(Figure scripts)
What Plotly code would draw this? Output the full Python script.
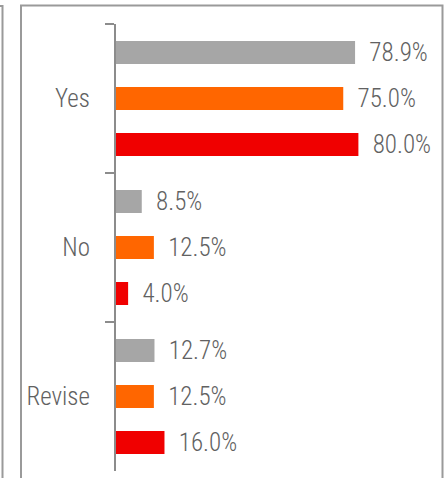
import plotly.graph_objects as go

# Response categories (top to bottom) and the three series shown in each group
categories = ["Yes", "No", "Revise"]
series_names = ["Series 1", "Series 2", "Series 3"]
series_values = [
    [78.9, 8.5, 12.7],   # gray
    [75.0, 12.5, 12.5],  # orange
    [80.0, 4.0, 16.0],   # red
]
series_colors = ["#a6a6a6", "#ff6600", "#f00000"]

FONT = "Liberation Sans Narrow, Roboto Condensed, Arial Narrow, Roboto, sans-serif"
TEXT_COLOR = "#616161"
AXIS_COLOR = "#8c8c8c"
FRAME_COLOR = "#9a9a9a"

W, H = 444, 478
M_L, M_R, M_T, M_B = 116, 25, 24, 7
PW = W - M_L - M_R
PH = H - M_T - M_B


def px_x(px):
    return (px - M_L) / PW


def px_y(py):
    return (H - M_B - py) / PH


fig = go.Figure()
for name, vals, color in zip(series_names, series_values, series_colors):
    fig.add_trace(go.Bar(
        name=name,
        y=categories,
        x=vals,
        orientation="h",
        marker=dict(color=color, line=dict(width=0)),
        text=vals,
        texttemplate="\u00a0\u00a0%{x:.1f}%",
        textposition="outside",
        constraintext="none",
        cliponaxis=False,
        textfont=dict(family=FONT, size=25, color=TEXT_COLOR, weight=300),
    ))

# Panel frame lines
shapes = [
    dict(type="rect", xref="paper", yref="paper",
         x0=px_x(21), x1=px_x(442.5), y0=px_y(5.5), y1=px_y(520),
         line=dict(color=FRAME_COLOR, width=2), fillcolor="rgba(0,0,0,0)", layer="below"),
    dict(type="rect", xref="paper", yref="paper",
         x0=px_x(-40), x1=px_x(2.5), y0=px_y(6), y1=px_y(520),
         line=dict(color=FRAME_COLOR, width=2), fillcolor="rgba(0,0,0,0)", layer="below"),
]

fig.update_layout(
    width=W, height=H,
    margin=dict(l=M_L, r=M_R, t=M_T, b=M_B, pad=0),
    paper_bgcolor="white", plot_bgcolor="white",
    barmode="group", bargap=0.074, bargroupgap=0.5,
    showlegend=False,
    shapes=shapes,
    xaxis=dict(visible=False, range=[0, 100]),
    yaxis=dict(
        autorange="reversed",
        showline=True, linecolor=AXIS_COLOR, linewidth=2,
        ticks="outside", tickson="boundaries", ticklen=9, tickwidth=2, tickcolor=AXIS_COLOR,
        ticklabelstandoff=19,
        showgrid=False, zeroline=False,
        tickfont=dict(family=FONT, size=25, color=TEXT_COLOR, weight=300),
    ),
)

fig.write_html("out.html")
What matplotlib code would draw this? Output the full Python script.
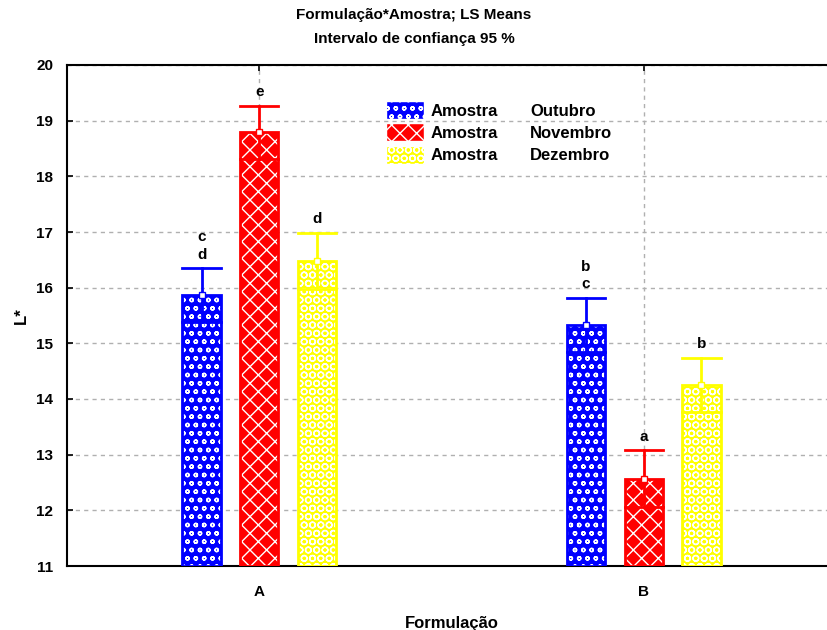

Short exercise >> Repeat each entry precisely as it appears. Leave the pictures out.

Complete response >>
What Plotly code would draw this? Output the full Python script.
import plotly.graph_objects as go

# Response categories (top to bottom) and the three series shown in each group
categories = ["Yes", "No", "Revise"]
series_names = ["Series 1", "Series 2", "Series 3"]
series_values = [
    [78.9, 8.5, 12.7],   # gray
    [75.0, 12.5, 12.5],  # orange
    [80.0, 4.0, 16.0],   # red
]
series_colors = ["#a6a6a6", "#ff6600", "#f00000"]

FONT = "Liberation Sans Narrow, Roboto Condensed, Arial Narrow, Roboto, sans-serif"
TEXT_COLOR = "#616161"
AXIS_COLOR = "#8c8c8c"
FRAME_COLOR = "#9a9a9a"

W, H = 444, 478
M_L, M_R, M_T, M_B = 116, 25, 24, 7
PW = W - M_L - M_R
PH = H - M_T - M_B


def px_x(px):
    return (px - M_L) / PW


def px_y(py):
    return (H - M_B - py) / PH


fig = go.Figure()
for name, vals, color in zip(series_names, series_values, series_colors):
    fig.add_trace(go.Bar(
        name=name,
        y=categories,
        x=vals,
        orientation="h",
        marker=dict(color=color, line=dict(width=0)),
        text=vals,
        texttemplate="\u00a0\u00a0%{x:.1f}%",
        textposition="outside",
        constraintext="none",
        cliponaxis=False,
        textfont=dict(family=FONT, size=25, color=TEXT_COLOR, weight=300),
    ))

# Panel frame lines
shapes = [
    dict(type="rect", xref="paper", yref="paper",
         x0=px_x(21), x1=px_x(442.5), y0=px_y(5.5), y1=px_y(520),
         line=dict(color=FRAME_COLOR, width=2), fillcolor="rgba(0,0,0,0)", layer="below"),
    dict(type="rect", xref="paper", yref="paper",
         x0=px_x(-40), x1=px_x(2.5), y0=px_y(6), y1=px_y(520),
         line=dict(color=FRAME_COLOR, width=2), fillcolor="rgba(0,0,0,0)", layer="below"),
]

fig.update_layout(
    width=W, height=H,
    margin=dict(l=M_L, r=M_R, t=M_T, b=M_B, pad=0),
    paper_bgcolor="white", plot_bgcolor="white",
    barmode="group", bargap=0.074, bargroupgap=0.5,
    showlegend=False,
    shapes=shapes,
    xaxis=dict(visible=False, range=[0, 100]),
    yaxis=dict(
        autorange="reversed",
        showline=True, linecolor=AXIS_COLOR, linewidth=2,
        ticks="outside", tickson="boundaries", ticklen=9, tickwidth=2, tickcolor=AXIS_COLOR,
        ticklabelstandoff=19,
        showgrid=False, zeroline=False,
        tickfont=dict(family=FONT, size=25, color=TEXT_COLOR, weight=300),
    ),
)

fig.write_html("out.html")
What matplotlib code would draw this? Output the full Python script.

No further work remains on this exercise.